Cut the chicken into large chunks and season with salt and pepper.  Brown the chicken pieces in olive oil over high heat, remove to a plate. 

Add the shallots and garlic to the pan and cook for about a minute. 

Add the peppers and cook for 30 seconds. 

Add the pickle juice and reduce by half. 

Add the white wine and reduce by half. 

Add the chicken broth, olives and chicken.  Simmer until the liquid is reduced by about half.

Make a flour slurry and stir into the pan and bring to a boil for 2-3 minutes.

Check and adjust seasoning if necessary.

Note: You may add Italian sausage to the chicken or instead of the chicken.


----------



## CharlieD (Aug 24, 2011)

Did you mean pickles only or anythig pickled?

I just posted a recipe for beet salat with pickles. We can go back and find it.


----------



## CraigC (Aug 24, 2011)

Cuban sandwiches have pickles in them. How about pickled beef (sauerbraten)?


----------



## Snip 13 (Aug 24, 2011)

This recipe is absolutely delicious! I'm a pickle lover myself and I've made this more than once.
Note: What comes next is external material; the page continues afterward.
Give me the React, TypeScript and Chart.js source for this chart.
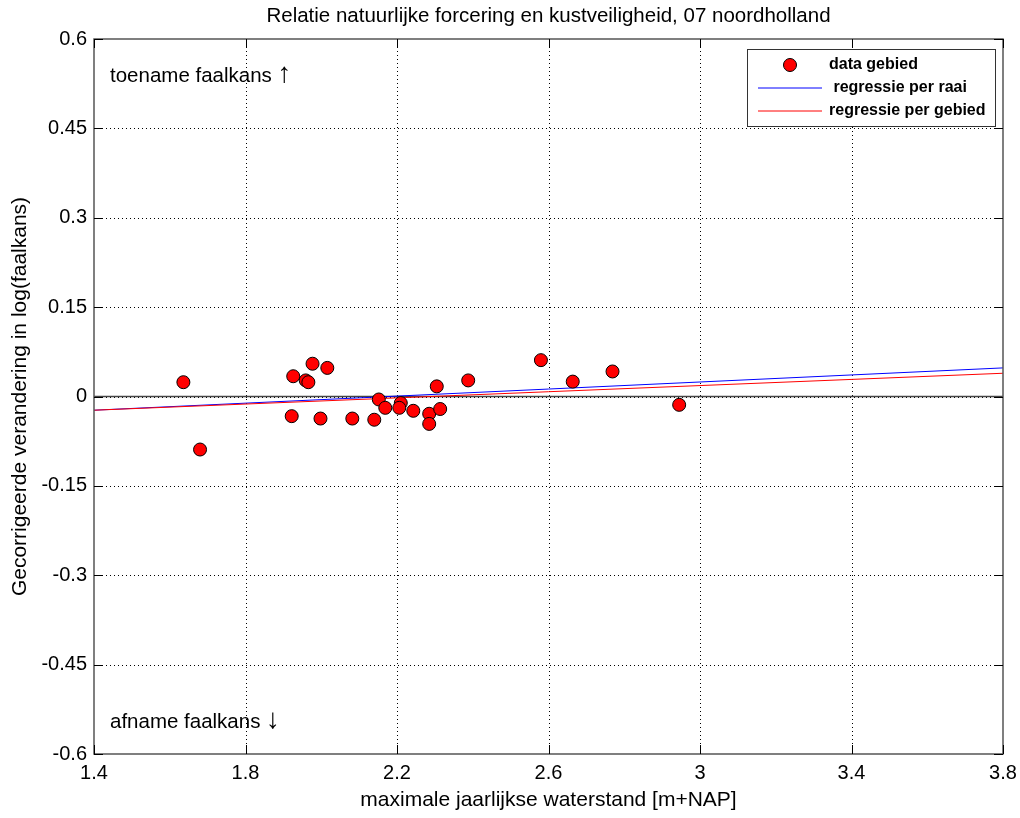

It will make a nice date dinner to serve to a lady 

Grilled Salmon with Pickle Butter


----------



## Aunt Bea (Aug 24, 2011)

German Rouladen


----------



## Kayelle (Aug 24, 2011)

Aunt Bea said:


> German Rouladen



You beat me to it, Aunt Bea. 

Here's a good recipe, and well worth the work........

Traditional Beef Rouladen Recipe


----------



## Snip 13 (Aug 25, 2011)

You could also try BigosPolish Hunters Stew Recipe - Recipe for Traditional Polish Bigos or Hunter's Stew

 I don't add the prunes or wine but I do add pimento. There are several Polish Dishes that contain some form of pickles. This dish is actually better when made the day before then cooked for an hour or 2 more the next day.


----------



## Bolas De Fraile (Aug 25, 2011)

Serbian Sarma.


----------



## CharlieD (Aug 25, 2011)

Snip 13 said:


> You could also try Bigos  ...


 
I did not think Bigos had any Pickles?


----------



## Snip 13 (Aug 25, 2011)

CharlieD said:


> I did not think Bigos had any Pickles?



It does not contain pickles but it does however contain sauerkraut. I'm sure the member that posted this thread can figure that out for themselves. Most people that like dill pickles enjoy things like sauerkraut too and since it adds that sour/fermented note to a dish his fiance may very well like it.


----------



## CharlieD (Aug 25, 2011)

I know I like Bigos.


----------



## Snip 13 (Aug 25, 2011)

CharlieD said:


> I know I like Bigos.



I like it too, my Polish Sister in law was kind enough to give me her family recipe 
I like a lot of Russian and Polish Foods.


----------



## Rocklobster (Aug 25, 2011)

Pork chops, pan fried and served with a brown sauce with large diced pickles and shallots. Works well together


----------



## CharlieD (Aug 25, 2011)

Snip 13 said:


> I like it too, my Polish Sister in law was kind enough to give me her family recipe
> I like a lot of Russian and Polish Foods.


 
I have no choice I grew up with it.  
The only food that I like better are Chineese.


----------



## Snip 13 (Aug 25, 2011)

CharlieD said:


> I have no choice I grew up with it.
> The only food that I like better are Chineese.



Lucky you! I like a bit of all cuisines but German, Italian, Polish, Russian, Indian and Greek are at the top of my list. I'm always up for trying new things.


----------